| EXERCISE TASK |
For every line in the records that has the word "with", make a copy.

(Code that draws figures)
--- begin ---
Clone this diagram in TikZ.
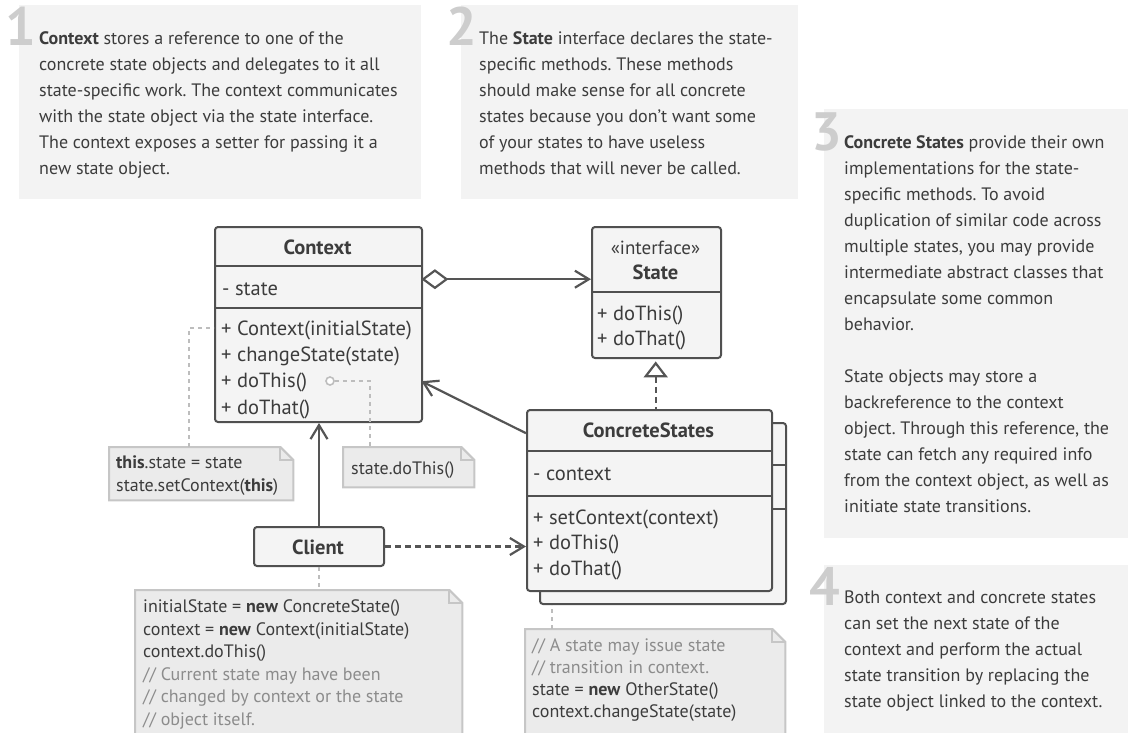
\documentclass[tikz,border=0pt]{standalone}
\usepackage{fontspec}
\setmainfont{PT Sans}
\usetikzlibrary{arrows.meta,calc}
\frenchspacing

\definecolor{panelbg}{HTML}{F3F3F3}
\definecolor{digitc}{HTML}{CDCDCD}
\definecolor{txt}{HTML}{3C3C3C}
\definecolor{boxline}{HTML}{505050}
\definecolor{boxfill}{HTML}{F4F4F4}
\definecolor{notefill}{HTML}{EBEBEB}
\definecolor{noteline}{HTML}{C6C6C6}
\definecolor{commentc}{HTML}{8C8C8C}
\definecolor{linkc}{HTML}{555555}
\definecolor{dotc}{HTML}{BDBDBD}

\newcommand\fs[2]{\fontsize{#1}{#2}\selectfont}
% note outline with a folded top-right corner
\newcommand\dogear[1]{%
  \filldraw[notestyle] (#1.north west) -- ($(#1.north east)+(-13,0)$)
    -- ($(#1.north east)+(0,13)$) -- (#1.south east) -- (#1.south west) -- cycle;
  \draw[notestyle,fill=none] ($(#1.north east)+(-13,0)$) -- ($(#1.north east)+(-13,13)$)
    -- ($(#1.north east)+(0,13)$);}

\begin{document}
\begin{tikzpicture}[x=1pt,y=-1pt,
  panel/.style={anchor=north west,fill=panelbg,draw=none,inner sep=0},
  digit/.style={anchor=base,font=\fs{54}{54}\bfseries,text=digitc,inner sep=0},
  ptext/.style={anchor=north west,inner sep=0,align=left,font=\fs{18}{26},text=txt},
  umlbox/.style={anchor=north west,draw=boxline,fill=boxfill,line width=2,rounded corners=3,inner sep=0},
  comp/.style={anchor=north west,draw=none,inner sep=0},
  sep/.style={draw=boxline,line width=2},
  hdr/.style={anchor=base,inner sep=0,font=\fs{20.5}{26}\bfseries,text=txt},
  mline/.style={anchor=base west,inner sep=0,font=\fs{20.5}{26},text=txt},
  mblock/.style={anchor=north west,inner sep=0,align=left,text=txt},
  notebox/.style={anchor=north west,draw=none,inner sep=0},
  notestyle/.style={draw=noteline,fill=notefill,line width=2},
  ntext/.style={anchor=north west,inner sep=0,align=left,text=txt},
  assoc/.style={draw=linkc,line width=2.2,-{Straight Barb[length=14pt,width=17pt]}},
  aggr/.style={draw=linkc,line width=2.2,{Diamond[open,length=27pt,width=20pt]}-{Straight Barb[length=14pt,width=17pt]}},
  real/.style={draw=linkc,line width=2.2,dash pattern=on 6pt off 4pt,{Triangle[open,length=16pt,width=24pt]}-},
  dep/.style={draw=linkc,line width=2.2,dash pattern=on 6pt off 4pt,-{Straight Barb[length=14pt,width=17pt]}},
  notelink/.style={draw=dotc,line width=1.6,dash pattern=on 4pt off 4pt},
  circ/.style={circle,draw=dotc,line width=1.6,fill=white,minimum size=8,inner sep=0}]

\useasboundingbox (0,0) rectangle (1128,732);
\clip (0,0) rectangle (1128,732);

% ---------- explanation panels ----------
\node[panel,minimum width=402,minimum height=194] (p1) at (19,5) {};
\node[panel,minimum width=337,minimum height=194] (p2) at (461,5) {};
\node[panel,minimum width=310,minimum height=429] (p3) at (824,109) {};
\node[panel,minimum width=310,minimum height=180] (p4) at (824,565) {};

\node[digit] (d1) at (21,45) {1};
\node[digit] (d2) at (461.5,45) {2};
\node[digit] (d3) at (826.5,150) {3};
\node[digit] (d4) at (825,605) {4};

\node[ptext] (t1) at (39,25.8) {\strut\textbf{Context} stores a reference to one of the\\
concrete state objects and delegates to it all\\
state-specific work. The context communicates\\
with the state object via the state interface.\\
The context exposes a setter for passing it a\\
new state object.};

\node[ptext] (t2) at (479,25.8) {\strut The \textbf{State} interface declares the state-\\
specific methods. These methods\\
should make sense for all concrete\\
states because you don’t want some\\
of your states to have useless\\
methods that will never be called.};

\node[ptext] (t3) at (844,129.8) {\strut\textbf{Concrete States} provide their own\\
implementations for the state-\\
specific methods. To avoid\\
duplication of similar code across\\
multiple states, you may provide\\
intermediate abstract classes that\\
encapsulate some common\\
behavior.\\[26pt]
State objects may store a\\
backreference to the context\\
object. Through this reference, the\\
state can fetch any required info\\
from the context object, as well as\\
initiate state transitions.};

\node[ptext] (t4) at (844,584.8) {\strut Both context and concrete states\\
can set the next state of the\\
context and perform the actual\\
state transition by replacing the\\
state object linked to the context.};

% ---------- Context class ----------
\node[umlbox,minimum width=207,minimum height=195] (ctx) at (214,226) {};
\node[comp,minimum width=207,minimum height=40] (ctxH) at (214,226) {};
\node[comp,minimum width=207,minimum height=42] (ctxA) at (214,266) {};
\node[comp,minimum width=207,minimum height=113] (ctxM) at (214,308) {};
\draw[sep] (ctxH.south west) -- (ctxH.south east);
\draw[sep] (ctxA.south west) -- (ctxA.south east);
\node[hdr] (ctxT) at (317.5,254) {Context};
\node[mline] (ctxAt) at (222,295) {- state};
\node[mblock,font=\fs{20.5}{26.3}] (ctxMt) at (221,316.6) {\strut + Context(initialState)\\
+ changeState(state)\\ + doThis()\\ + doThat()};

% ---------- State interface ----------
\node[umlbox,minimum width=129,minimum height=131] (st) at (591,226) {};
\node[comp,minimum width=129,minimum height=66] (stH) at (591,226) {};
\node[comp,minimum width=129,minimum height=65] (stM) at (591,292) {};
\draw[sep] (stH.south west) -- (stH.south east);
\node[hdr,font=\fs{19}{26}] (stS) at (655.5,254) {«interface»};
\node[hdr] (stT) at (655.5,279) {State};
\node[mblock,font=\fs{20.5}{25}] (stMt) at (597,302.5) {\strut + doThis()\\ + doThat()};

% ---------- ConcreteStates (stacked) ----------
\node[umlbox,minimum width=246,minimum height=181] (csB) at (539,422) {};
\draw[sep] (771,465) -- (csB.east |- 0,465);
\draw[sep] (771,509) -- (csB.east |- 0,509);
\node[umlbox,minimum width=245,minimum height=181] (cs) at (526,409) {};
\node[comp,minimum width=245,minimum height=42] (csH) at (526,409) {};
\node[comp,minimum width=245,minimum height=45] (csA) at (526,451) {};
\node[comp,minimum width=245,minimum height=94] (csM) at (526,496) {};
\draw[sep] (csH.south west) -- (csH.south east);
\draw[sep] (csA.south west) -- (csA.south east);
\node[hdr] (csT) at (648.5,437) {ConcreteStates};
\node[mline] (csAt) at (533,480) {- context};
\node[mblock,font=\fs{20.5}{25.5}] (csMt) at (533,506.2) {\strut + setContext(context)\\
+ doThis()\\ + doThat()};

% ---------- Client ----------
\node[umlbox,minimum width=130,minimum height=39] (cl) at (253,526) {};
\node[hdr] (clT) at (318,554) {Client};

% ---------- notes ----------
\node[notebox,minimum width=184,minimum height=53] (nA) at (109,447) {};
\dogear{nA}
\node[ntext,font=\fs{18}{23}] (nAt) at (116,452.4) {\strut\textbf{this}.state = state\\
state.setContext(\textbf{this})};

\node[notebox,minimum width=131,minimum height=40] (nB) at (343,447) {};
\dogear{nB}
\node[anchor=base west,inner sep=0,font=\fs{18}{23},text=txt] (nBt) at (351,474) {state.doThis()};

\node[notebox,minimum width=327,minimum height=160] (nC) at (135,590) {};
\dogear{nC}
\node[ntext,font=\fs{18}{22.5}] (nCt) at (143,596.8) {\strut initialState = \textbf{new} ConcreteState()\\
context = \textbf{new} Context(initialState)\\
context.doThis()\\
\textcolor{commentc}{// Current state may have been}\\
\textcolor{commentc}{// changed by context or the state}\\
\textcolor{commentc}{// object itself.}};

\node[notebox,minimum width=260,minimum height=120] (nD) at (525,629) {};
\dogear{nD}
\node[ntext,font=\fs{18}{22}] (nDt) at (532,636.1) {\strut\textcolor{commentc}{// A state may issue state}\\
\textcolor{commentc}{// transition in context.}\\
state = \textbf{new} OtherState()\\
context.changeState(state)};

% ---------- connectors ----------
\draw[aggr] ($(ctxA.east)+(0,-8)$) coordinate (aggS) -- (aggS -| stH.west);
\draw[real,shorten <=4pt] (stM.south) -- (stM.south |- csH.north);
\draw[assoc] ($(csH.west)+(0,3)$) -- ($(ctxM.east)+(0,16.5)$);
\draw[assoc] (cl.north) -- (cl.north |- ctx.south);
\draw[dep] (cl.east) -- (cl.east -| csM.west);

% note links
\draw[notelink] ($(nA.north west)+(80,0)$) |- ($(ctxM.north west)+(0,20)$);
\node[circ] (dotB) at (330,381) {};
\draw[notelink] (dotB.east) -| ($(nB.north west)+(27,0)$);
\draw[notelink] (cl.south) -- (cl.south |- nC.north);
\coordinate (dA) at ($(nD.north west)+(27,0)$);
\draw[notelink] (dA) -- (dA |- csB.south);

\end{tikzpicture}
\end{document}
--- end ---
--- begin ---
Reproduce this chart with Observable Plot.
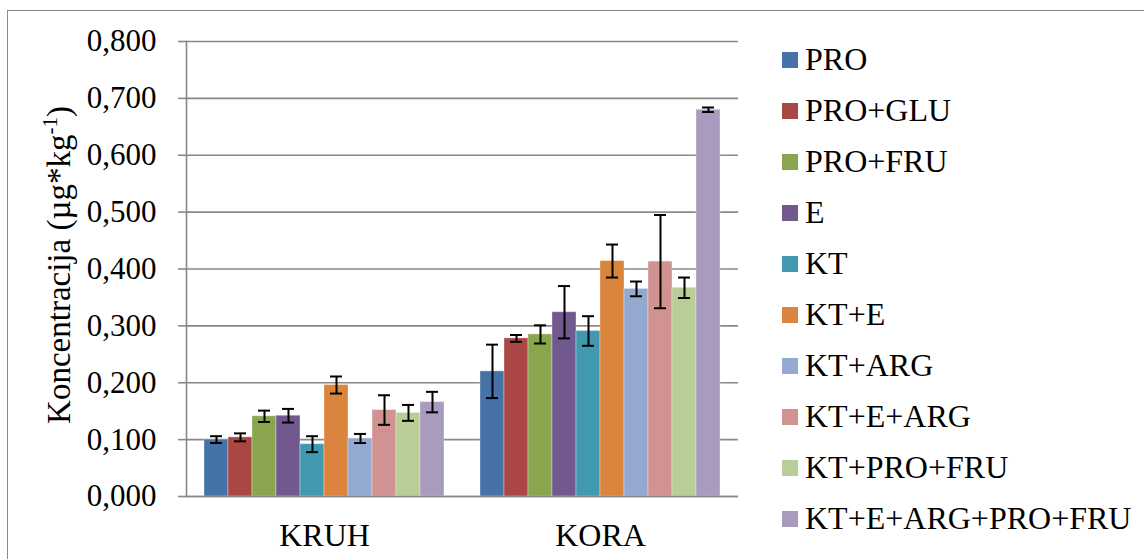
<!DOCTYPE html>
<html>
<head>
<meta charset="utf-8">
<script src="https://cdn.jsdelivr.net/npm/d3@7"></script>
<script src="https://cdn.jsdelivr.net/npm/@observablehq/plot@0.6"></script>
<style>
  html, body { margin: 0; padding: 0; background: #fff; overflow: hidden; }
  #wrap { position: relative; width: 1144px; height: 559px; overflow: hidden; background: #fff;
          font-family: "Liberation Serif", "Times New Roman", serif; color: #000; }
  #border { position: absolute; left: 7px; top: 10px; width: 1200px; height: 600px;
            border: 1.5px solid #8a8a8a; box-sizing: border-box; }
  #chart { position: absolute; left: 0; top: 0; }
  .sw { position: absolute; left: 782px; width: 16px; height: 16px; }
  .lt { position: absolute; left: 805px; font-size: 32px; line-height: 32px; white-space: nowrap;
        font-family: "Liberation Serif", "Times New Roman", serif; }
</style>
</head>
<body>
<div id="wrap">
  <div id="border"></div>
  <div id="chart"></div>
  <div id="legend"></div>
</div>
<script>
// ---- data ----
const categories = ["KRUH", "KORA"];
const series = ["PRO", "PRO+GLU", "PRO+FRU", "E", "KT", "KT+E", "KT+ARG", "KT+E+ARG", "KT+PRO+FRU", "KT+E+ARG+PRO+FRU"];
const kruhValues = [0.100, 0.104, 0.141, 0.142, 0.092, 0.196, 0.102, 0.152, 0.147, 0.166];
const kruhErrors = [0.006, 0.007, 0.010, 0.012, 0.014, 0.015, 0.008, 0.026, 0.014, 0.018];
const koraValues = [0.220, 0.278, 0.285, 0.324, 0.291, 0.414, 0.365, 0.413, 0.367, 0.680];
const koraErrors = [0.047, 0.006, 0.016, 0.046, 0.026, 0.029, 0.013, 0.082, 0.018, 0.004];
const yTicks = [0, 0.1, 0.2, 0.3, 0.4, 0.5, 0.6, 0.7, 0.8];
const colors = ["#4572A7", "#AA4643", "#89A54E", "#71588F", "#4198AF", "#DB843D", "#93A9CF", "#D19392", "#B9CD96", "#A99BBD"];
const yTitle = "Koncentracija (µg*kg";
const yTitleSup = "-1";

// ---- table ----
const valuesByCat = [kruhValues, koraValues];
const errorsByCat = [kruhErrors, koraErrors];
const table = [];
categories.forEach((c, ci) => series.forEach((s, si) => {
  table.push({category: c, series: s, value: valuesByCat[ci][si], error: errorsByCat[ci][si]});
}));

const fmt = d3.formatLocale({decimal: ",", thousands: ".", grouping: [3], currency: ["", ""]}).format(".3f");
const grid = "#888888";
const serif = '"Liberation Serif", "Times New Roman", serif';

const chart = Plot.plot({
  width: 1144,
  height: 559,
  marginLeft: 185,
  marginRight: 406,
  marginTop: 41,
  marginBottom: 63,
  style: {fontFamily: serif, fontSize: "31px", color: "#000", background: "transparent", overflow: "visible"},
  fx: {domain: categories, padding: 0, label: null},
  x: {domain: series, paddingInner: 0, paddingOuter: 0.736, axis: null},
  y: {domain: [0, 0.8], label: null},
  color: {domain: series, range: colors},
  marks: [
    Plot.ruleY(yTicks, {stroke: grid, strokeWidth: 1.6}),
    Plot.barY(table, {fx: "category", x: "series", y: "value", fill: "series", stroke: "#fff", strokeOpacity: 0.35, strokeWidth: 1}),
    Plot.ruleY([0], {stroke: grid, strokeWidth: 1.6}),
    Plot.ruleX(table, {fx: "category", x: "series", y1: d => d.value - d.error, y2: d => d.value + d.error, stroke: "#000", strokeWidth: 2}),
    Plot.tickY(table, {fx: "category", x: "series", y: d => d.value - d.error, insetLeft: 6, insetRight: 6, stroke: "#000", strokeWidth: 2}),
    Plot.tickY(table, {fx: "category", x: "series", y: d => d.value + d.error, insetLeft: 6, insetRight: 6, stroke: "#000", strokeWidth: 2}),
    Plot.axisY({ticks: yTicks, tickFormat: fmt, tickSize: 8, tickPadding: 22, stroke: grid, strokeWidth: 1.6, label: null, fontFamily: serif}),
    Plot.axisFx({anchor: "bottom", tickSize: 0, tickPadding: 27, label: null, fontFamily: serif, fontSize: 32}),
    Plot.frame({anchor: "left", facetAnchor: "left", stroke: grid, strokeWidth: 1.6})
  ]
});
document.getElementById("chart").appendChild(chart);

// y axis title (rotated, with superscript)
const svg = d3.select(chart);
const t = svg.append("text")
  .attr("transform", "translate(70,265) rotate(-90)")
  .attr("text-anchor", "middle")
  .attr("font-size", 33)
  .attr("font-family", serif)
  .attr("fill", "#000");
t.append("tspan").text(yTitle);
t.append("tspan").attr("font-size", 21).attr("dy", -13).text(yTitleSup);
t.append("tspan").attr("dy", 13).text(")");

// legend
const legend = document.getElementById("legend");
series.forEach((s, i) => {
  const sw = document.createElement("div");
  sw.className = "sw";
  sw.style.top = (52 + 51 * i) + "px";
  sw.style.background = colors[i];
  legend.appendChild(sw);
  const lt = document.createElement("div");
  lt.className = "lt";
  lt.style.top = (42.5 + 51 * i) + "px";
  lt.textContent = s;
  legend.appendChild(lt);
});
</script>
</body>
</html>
--- end ---
| FINAL RESULT |
% note outline with a folded top-right corner
with the state object via the state interface.\\
Reproduce this chart with Observable Plot.
// y axis title (rotated, with superscript)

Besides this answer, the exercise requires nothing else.